To me, one of the markedly strange aspects of this whole episode is that Wiles seems to think of herself as engaging in regular old American politics that's no different from the 1980s era Republicanism that she was socialized into. Just like past chiefs of staff would leak to the press and then go through the ritual of saying they were quoted out of context, her back tracking feels like regular DC insider theater.
The fact that so many people in Trump's orbit have rushed to her defense would suggest that they also are trying to spin this as just part of the regular old game of politics. Nothing to see here.
I thought her description of Trump as having an "alcoholic's personality" was insightful. She seemed to understand his endless need -- if not for alcohol, as such, then for something else. Power, attention, I would suggest even love. What's your take on that?
Yes, that to me was probably the most important. She said this as someone who grew up as the child of a rich, famous, charismatic alcoholic of a father, sports broadcaster Pat Summerall. She seems to be positioning herself as the responsible one who can tame and channel the wild and unpredictable energies of a powerful father figure, in this case the president, rather than the head of a household.
Rather than confront that powerful figure who is unable to control himself and who regularly engages in behavior that is damaging to the people around him, she makes excuses for that behavior and does things behind the scenes to try to clean up messes he might create.
Rather than confront head-on the fact that, as she put it, Trump (like a drunk on a bender) thinks that there's nothing he can't do, she wants us to believe (and perhaps also wants herself to believe) that deep down he's a good person who really does care for people, even though he might be doing harmful things in the short term.

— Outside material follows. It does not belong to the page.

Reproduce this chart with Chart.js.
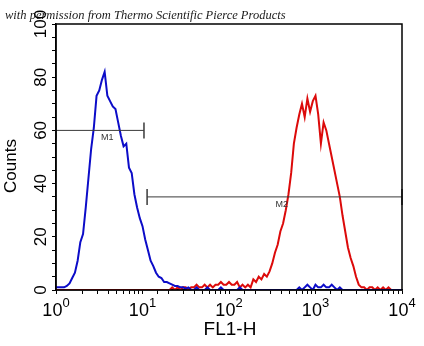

There is a note of fatalism in the interview, as if she herself were somehow trapped in a house of horrors. At the same time, she appears to be accepting of that reality, even doing her part to rationalize criminal conduct and make it seem normal. Thoughts?
Wiles embodies two quite different threads of Republicanism that have come down from the Reagan era. I think, as someone who worked for New York Congressman) Jack Kemp in the 70s, she's probably on board with the sort of destructive, anti-government extremism we would associate with Russ Vought (who Wiles basically called a wild-eyed extremist). But she also was the campaign manager for John Huntsman in 2012 (an old school Bush-type moderate) and was around when James Baker was running Reagan's White House.

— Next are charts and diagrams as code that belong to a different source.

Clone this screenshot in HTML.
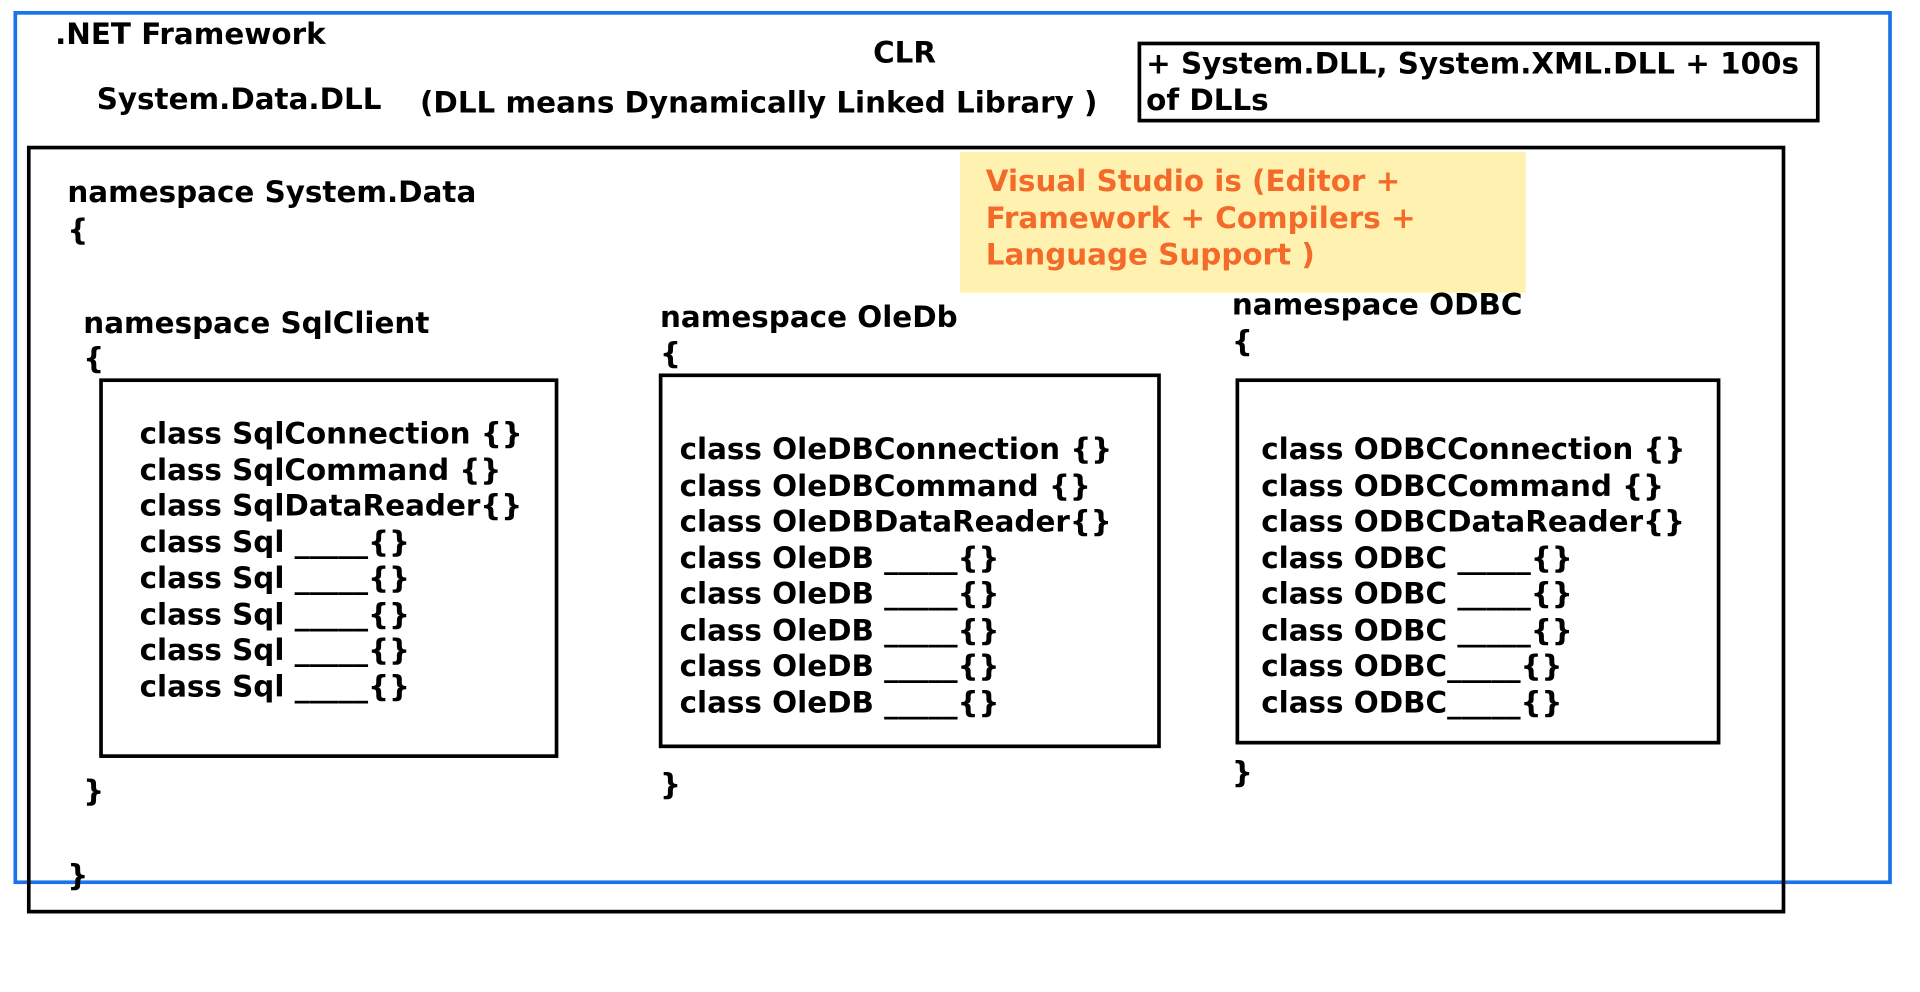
<!DOCTYPE html>
<html><head><meta charset="utf-8"><style>
html,body{margin:0;padding:0;background:#fff;width:1920px;height:991px;overflow:hidden}
#s{position:absolute;left:0;top:0;width:1568px;height:810px;transform:scale(1.2245);transform-origin:0 0;font-family:"DejaVu Sans","Liberation Sans",sans-serif;font-weight:bold;font-size:24px;color:#000}
.t{position:absolute;line-height:30px;white-space:pre}
.b{position:absolute;border:3px solid #000;box-sizing:border-box}
.o{color:#f36a2a}
</style></head><body><div id="s">
<div class="b" style="left:11px;top:9px;width:1534px;height:713px;border-color:#1a73e8"></div>
<div class="b" style="left:22px;top:119px;width:1436px;height:627px"></div>
<div class="b" style="left:929px;top:34px;width:557px;height:66px"></div>
<div style="position:absolute;left:784px;top:124px;width:462px;height:115px;background:#fff2b0"></div>
<div class="b" style="left:81px;top:309px;width:375px;height:310px"></div>
<div class="b" style="left:538px;top:305px;width:410px;height:306px"></div>
<div class="b" style="left:1009px;top:309px;width:396px;height:299px"></div>

<div class="t" style="left:45px;top:13px">.NET Framework</div>
<div class="t" style="left:713px;top:28px">CLR</div>
<div class="t" style="left:79px;top:66px">System.Data.DLL</div>
<div class="t" style="left:343px;top:69px">(DLL means Dynamically Linked Library )</div>
<div class="t" style="left:936px;top:37px">+ System.DLL, System.XML.DLL + 100s</div>
<div class="t" style="left:936px;top:67px">of DLLs</div>
<div class="t o" style="left:805px;top:133px;line-height:30px">Visual Studio is (Editor +
Framework + Compilers +
Language Support )</div>
<div class="t" style="left:55px;top:142px">namespace System.Data</div>
<div class="t" style="left:55px;top:173px">{</div>
<div class="t" style="left:68px;top:249px">namespace SqlClient</div>
<div class="t" style="left:68px;top:278px">{</div>
<div class="t" style="left:114px;top:340px;line-height:29.5px">class SqlConnection {}
class SqlCommand {}
class SqlDataReader{}
class Sql _____{}
class Sql _____{}
class Sql _____{}
class Sql _____{}
class Sql _____{}</div>
<div class="t" style="left:68px;top:631px">}</div>
<div class="t" style="left:55px;top:700px">}</div>
<div class="t" style="left:539px;top:244px">namespace OleDb</div>
<div class="t" style="left:539px;top:274px">{</div>
<div class="t" style="left:555px;top:353px;line-height:29.5px">class OleDBConnection {}
class OleDBCommand {}
class OleDBDataReader{}
class OleDB _____{}
class OleDB _____{}
class OleDB _____{}
class OleDB _____{}
class OleDB _____{}</div>
<div class="t" style="left:539px;top:626px">}</div>
<div class="t" style="left:1006px;top:234px">namespace ODBC</div>
<div class="t" style="left:1006px;top:264px">{</div>
<div class="t" style="left:1030px;top:353px;line-height:29.5px">class ODBCConnection {}
class ODBCCommand {}
class ODBCDataReader{}
class ODBC _____{}
class ODBC _____{}
class ODBC _____{}
class ODBC_____{}
class ODBC_____{}</div>
<div class="t" style="left:1006px;top:616px">}</div>
</div></body></html>
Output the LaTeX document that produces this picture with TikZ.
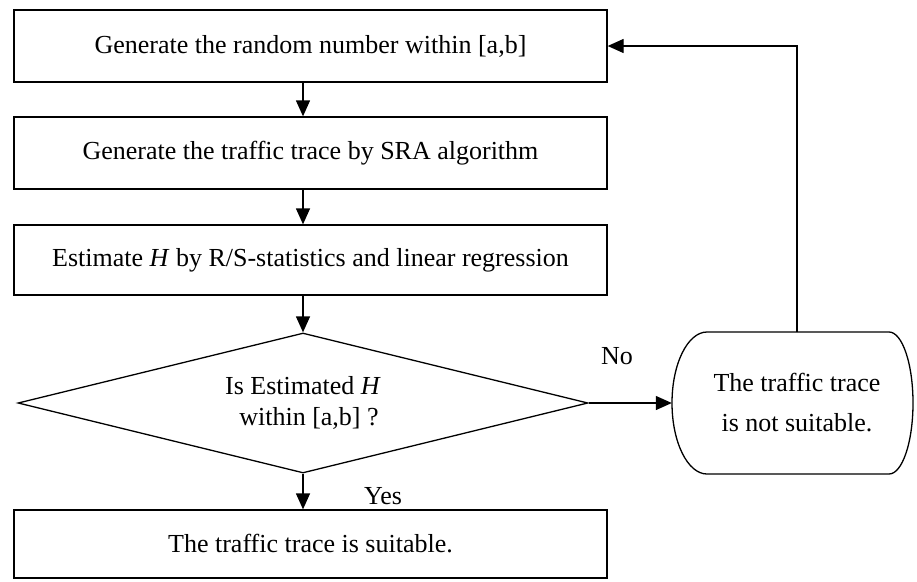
\documentclass[tikz,border=0pt]{standalone}
\usepackage{fontspec}
\setmainfont{Liberation Serif}
\usetikzlibrary{arrows.meta,shapes.geometric}
\begin{document}
\begin{tikzpicture}[x=1pt,y=1pt,
  lw/.style={line width=1.3pt},
  box/.style={draw,lw,minimum width=593pt,minimum height=72pt,inner sep=0pt,
    font=\fontsize{26}{31}\selectfont},
  arr/.style={lw,-{Triangle[length=16pt,width=14pt]}},
  txt/.style={font=\fontsize{26}{31}\selectfont,inner sep=0pt}]
\useasboundingbox (0,0) rectangle (917,-581);
\node[box] (b1) at (310.5,-46) {Generate the random number within [a,b]};
\node[box] (b2) at (310.5,-153) {Generate the traffic trace by SRA algorithm};
\node[box,minimum height=70pt] (b3) at (310.5,-260) {Estimate \textit{H} by R/S-statistics and linear regression};
\node[diamond,draw,lw,minimum width=570pt,minimum height=140pt,inner sep=0pt] (dec) at (303,-403) {};
\node[txt] (d1) at (303,-386) {Is Estimated \textit{H}};
\node[txt] (d2) at (309,-418) {within [a,b] ?};
\node[box,minimum height=68pt] (b5) at (310.5,-544) {The traffic trace is suitable.};
\node[txt,align=center,font=\fontsize{26}{40}\selectfont,minimum width=250pt,minimum height=142pt] (ns) at (797,-403) {The traffic trace\\is not suitable.};
\draw[lw] (707,-332) -- (889,-332) arc[start angle=90,end angle=-90,x radius=24pt,y radius=71pt]
  -- (707,-474) arc[start angle=270,end angle=90,x radius=35pt,y radius=71pt] -- cycle;
\node[txt] (no) at (617,-356) {No};
\node[txt] (yes) at (383,-496) {Yes};
\draw[arr] (b1.south -| dec.north) -- (b2.north -| dec.north);
\draw[arr] (b2.south -| dec.north) -- (b3.north -| dec.north);
\draw[arr] (b3.south -| dec.north) -- (dec.north);
\draw[arr] (dec.south) -- (b5.north -| dec.south);
\draw[arr] (dec.east) -- (ns.west);
\draw[arr] (ns.north) |- (b1.east);
\end{tikzpicture}
\end{document}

So she's inherited both a mature institutionalism, and a wild-eyed anti-government extremism that have been part of the GOP coalition since her childhood. But I don't get the sense that Wiles has the self-awareness to know this, and so she simultaneously presents herself as the grown-up in the room and someone who thinks utter lunatics like Pete Hegseth and RFK Jr are doing a great job of taking down "the deep state."

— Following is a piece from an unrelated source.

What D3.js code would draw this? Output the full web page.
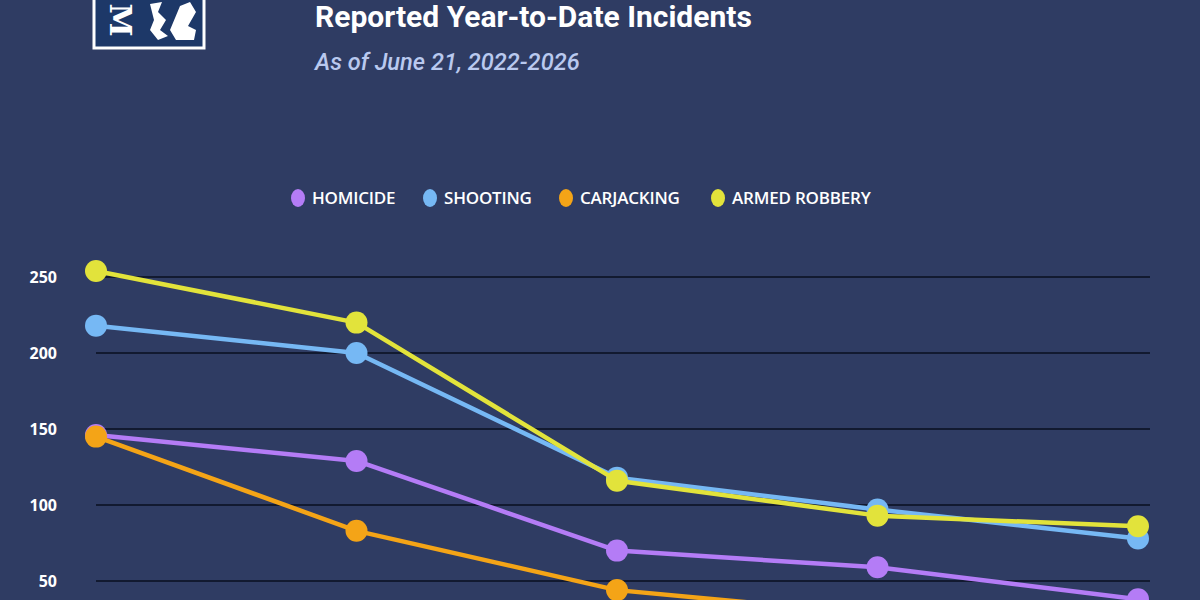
<!DOCTYPE html>
<html>
<head>
<meta charset="utf-8">
<script src="https://cdn.jsdelivr.net/npm/d3@7"></script>
<style>
  html, body { margin: 0; padding: 0; background: #2f3c63; }
  svg { display: block; }
</style>
</head>
<body>
<svg id="chart"></svg>
<script>
const years = ['2022', '2023', '2024', '2025', '2026'];
const homicide = [146, 129, 70, 59, 38];
const shooting = [218, 200, 118, 97, 78];
const carjacking = [145, 83, 44, 28, 30];
const armedRobbery = [254, 220, 116, 93, 86];
const seriesNames = ['HOMICIDE', 'SHOOTING', 'CARJACKING', 'ARMED ROBBERY'];
const seriesColors = ['#b47cf6', '#76b8f4', '#f4a417', '#e2e33b'];
const yTicks = [50, 100, 150, 200, 250];

const width = 1200, height = 600;
const svg = d3.select('#chart').attr('width', width).attr('height', height);

svg.append('rect').attr('width', width).attr('height', height).attr('fill', '#2f3c63');

// logo (rough)
const logo = svg.append('g');
logo.append('rect').attr('x', 94).attr('y', -6).attr('width', 110).attr('height', 54)
  .attr('fill', '#1d3868').attr('stroke', '#fff').attr('stroke-width', 3);
logo.append('text').attr('transform', 'translate(110,20) rotate(90)')
  .attr('text-anchor', 'middle').attr('fill', '#fff')
  .style('font', 'bold 30px "DejaVu Serif"').text('M');
logo.append('path')
  .attr('d', 'M150,4 L162,2 L158,12 L166,20 L160,30 L168,36 L158,40 L150,30 L154,20 Z M170,30 L180,6 L190,2 L196,12 L188,26 L196,30 L194,40 L176,40 Z')
  .attr('fill', '#fff');

// titles
svg.append('text').attr('x', 315).attr('y', 27).attr('fill', '#fff')
  .style('font', 'bold 30px Roboto').text('Reported Year-to-Date Incidents');
svg.append('text').attr('x', 315).attr('y', 70).attr('fill', '#b9c9ef')
  .style('font', 'italic 500 23.6px Roboto').text('As of June 21, 2022-2026');

// legend
const legendX = [298, 430, 566, 718];
const legend = svg.append('g');
seriesNames.forEach((name, i) => {
  legend.append('ellipse').attr('cx', legendX[i]).attr('cy', 198).attr('rx', 7).attr('ry', 9)
    .attr('fill', seriesColors[i]);
  legend.append('text').attr('x', legendX[i] + 14).attr('y', 204).attr('fill', '#fff')
    .style('font', '600 17px "Open Sans"').style('letter-spacing', '-0.2px').text(name);
});

const x = d3.scalePoint().domain(years).range([96, 1138]);
const y = d3.scaleLinear().domain([0, 250]).range([657, 277]);

// grid
svg.append('g').selectAll('line').data(yTicks).enter().append('line')
  .attr('x1', 96).attr('x2', 1150)
  .attr('y1', d => y(d)).attr('y2', d => y(d))
  .attr('stroke', '#0a0f1f').attr('stroke-width', 1.3);

// y axis
const yAxis = svg.append('g').attr('transform', 'translate(57,0)')
  .call(d3.axisLeft(y).tickValues(yTicks).tickSize(0).tickPadding(0));
yAxis.select('.domain').remove();
yAxis.selectAll('text').attr('fill', '#fff').attr('dy', '0.35em')
  .style('font', 'bold 16px "Noto Sans"');

const allSeries = [homicide, shooting, carjacking, armedRobbery];
const line = d3.line().x((d, i) => x(years[i])).y(d => y(d));

allSeries.forEach((vals, s) => {
  const g = svg.append('g');
  g.append('path').datum(vals).attr('d', line)
    .attr('fill', 'none').attr('stroke', seriesColors[s]).attr('stroke-width', 4.5)
    .attr('stroke-linejoin', 'round');
  g.selectAll('circle').data(vals).enter().append('circle')
    .attr('cx', (d, i) => x(years[i])).attr('cy', d => y(d)).attr('r', 11)
    .attr('fill', seriesColors[s]);
});
</script>
</body>
</html>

My sense is that she rationalizes this to herself by saying that "the people voted for this, so what's a Republican operative like me to do other than help it get done as best as I can?"
In sum, where there used to be at least some Republicans whose politics flowed from a set of small-I liberal principles that took governance seriously as a complicated manner, Wiles just seems like an operative without any sense of morality of "the common good" that might put limits on what she will do or support.
You stole my thunder a bit. She seems to judge the goodness or badness of choices based on the reaction, especially from Trump's enemies. There's no there there, as we used to say. There's no sense of the common good. Explain why that's a problem for America.
It's incredibly corrosive to an aspirationally democratic society when politics becomes solely about power and defeating one's internal "enemies." That's Trump's approach to politics and always has been, and Wiles has just accommodated herself to that.
Say what you will about Jack Kemp or Ronald Reagan, but they genuinely believed that their policies would be good for all Americans, and they wanted other Americans to be persuaded by the case they were making.
Wiles is working for a party that has given up on persuasion and given up on any vision of "the common good."
In that sense, she is 100 percent a creature of the Trump era, but I also understand why there's a shred of integrity somewhere inside of her that wants to believe she's just playing James Baker to Trump's Reagan, rather than playing a role in dismantling the constitutional order.
Ultimately, I think this interview is about Wiles trying to normalize something that she knows is profoundly abnormal.
That's why people in Trump's orbit are rallying around her, because they also want this to just look like "normal political infighting" to the public. Lincoln had his team of rivals, and Trump has Marco and JD battling it out. Nothing to see here!
But despite her efforts to show how "normal" this all is, she still lets slip all sorts of comments that indicate that she recognizes how bonkers DOGE cuts were, what a conspiracy theorist JD is, etc.
Americans are habituated to believe that there's some kind of reality happening behind the veil of appearances. In this case, there's talk about what Wiles is really up to. Is she trying to find someone to blame for Trump's failures? etc etc. You have said we should drop that pretense in order to see with clear eyes. Why?
Political actors often have complicated and hidden motives, but the idea that Wiles has the capacity to successfully pull off 14-dimensional chess maneuvers via interviews with journalists strikes me as implausible.
Conspiracy theories always presume far too much intelligence, ability to coordinate, and ability to maintain secrecy on the part of the supposed conspirators. The journalist who wrote up this interview spoke with Wiles for many hours and also interviewed many other people. Perhaps he got manipulated, but I don't think we should assume that without evidence to back that up.
The impression Wiles gives off in this interview is that she's a fairly simplistic person who is just keeping her head down and trying to help Trump realize his vision for the country that the American people voted for. She tells herself that some bad things might happen along the way, but that's been a part of every past administration. No one's perfect. Every administration has its internal divisions and conflicts, and this one's no different.
To my mind, that's the Occam's Razor way of looking at these interviews. This is an exceptionally amoral chief of staff's reflections on what's happening inside the authoritarian White House that she wants to convince herself and the country is just doing politics as usual.